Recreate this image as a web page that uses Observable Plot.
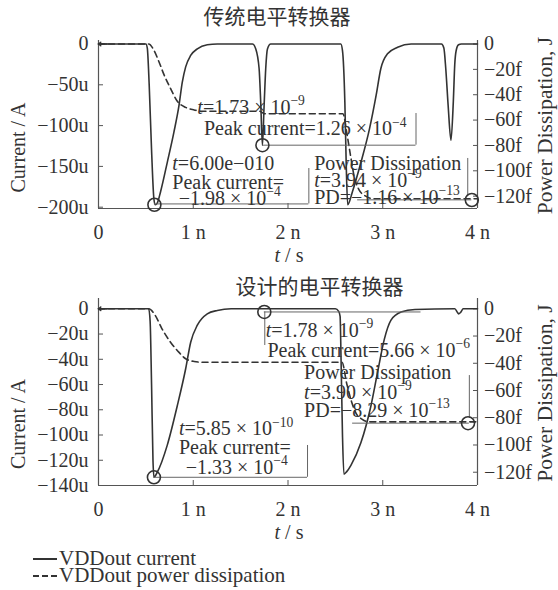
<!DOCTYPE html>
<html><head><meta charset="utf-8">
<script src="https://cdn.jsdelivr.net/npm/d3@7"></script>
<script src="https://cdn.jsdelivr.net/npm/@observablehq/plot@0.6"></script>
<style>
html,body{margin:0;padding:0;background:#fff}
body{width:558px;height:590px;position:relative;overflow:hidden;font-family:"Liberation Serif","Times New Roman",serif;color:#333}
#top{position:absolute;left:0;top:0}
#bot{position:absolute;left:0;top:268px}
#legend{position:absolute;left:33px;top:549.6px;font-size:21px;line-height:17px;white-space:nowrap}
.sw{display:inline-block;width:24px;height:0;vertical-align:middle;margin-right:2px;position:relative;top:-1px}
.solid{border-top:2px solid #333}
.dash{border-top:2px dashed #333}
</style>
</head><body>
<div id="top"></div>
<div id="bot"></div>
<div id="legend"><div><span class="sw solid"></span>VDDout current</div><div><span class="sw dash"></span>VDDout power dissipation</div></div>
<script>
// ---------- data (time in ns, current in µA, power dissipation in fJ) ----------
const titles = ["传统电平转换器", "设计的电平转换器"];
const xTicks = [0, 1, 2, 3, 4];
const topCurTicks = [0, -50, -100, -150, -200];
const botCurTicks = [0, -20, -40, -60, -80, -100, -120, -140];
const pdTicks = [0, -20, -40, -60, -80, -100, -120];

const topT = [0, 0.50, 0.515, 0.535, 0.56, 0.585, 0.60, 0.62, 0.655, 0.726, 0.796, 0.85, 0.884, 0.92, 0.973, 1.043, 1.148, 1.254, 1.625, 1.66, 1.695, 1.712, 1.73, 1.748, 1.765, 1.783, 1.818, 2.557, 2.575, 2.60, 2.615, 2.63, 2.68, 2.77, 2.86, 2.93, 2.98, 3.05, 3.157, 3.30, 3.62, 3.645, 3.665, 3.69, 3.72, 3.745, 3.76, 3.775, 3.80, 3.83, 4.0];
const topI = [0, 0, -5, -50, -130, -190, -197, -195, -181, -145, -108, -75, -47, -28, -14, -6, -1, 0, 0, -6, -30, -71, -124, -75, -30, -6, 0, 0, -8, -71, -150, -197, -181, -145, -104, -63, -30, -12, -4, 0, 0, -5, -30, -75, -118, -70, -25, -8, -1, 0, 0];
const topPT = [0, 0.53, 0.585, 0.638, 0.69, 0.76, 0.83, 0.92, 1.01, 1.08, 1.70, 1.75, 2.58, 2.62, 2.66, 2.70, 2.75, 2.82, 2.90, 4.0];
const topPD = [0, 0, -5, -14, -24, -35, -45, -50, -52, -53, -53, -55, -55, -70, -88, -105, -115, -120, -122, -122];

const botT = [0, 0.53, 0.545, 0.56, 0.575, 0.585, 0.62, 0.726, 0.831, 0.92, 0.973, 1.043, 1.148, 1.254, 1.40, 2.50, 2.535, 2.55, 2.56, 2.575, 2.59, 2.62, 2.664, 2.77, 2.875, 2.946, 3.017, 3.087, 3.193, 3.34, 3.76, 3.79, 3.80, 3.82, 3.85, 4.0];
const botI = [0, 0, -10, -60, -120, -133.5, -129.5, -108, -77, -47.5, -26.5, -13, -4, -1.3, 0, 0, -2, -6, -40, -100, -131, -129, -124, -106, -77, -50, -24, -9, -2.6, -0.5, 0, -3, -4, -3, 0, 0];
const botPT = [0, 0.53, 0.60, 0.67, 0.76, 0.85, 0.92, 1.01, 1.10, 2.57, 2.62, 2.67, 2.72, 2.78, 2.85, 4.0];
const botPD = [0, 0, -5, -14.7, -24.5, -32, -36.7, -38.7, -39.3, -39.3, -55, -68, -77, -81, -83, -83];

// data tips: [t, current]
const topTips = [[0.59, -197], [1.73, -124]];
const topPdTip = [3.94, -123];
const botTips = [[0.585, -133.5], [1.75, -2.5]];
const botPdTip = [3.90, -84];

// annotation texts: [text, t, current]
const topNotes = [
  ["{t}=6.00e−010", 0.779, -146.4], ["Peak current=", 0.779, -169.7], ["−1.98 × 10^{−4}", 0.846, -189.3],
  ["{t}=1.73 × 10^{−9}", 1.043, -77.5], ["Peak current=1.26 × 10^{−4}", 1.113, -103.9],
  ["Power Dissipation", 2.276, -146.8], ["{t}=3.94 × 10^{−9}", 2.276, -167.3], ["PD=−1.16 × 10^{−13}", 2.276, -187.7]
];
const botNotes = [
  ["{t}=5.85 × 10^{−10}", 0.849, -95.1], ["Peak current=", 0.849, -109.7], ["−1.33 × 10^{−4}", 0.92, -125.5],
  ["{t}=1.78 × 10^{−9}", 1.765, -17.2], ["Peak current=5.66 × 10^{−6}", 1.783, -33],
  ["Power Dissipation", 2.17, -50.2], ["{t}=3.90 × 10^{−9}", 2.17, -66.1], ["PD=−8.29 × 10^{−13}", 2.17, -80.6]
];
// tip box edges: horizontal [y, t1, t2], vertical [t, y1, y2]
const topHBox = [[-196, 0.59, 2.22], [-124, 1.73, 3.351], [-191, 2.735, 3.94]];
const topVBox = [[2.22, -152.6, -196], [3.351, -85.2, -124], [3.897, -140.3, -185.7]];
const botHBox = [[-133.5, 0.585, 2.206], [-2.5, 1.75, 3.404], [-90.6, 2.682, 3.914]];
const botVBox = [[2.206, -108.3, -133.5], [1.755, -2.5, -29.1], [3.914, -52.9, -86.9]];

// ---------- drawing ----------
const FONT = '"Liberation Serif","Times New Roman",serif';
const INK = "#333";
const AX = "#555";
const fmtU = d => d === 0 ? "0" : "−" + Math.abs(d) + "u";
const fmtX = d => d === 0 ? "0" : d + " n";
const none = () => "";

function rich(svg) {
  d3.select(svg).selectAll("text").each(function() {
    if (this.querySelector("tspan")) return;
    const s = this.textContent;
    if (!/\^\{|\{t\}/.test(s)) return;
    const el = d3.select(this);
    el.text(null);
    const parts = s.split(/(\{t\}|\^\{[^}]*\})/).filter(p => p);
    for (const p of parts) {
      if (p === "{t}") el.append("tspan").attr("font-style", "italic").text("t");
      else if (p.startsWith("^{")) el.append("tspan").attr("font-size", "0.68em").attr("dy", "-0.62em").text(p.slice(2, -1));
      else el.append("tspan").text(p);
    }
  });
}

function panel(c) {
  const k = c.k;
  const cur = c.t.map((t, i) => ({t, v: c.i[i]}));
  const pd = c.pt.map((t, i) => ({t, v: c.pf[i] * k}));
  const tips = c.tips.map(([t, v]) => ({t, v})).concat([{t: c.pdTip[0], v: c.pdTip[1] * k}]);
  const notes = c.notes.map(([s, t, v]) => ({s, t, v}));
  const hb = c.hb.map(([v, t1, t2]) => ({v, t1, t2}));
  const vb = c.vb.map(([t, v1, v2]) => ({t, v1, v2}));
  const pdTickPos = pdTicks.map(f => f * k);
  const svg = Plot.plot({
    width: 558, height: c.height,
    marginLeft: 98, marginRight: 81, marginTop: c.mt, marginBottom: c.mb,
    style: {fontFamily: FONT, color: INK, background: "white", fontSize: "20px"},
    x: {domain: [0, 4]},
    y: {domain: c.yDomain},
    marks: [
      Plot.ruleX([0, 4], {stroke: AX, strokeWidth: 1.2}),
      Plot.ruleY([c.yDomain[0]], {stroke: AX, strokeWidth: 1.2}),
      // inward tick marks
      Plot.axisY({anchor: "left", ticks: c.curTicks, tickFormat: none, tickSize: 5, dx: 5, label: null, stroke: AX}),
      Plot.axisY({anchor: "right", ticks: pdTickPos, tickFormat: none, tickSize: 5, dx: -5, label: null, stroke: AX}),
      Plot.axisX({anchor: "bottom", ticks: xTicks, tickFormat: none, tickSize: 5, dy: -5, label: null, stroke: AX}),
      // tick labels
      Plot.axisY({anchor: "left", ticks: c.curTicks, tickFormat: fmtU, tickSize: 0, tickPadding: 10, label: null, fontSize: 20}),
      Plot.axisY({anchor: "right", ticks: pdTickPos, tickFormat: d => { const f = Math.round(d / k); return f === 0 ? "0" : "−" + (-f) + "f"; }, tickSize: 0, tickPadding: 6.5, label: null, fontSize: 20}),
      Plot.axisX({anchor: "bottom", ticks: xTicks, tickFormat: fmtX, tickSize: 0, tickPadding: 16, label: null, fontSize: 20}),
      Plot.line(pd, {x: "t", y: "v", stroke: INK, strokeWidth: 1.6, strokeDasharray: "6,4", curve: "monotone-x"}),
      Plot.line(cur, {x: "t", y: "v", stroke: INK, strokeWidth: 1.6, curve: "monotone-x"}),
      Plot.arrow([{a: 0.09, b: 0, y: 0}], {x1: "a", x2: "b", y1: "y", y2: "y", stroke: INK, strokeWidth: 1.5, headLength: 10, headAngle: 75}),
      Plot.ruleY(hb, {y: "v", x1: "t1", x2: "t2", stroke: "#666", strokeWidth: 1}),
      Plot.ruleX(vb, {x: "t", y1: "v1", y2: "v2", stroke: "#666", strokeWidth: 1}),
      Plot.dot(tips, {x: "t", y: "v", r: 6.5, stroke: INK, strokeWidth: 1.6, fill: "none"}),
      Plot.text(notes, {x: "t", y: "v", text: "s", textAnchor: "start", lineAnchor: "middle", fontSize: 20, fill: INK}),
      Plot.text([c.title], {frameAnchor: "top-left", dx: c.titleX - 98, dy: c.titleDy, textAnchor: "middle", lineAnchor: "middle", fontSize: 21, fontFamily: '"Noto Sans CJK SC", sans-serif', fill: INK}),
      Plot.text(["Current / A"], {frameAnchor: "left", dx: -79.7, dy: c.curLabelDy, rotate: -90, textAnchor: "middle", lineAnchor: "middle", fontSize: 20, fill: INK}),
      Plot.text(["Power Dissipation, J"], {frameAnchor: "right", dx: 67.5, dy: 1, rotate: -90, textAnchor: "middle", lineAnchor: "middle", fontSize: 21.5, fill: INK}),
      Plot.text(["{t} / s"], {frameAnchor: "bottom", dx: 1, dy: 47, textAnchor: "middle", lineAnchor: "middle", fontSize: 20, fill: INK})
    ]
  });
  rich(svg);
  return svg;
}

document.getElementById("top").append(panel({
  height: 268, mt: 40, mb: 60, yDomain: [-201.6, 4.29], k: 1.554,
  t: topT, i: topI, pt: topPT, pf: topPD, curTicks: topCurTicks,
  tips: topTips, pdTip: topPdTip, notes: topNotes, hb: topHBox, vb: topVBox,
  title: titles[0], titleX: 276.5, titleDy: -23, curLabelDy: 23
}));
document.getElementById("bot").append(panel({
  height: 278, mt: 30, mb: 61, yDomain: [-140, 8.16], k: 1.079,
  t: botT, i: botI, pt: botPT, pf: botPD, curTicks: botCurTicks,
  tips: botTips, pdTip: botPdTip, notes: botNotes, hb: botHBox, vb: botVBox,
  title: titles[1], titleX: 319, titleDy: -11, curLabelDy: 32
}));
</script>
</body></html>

# # # # #

TASK BRIEF:
Report how many lines of the listing hold the string "this", giving only the number.

SOLVED EXERCISE:
4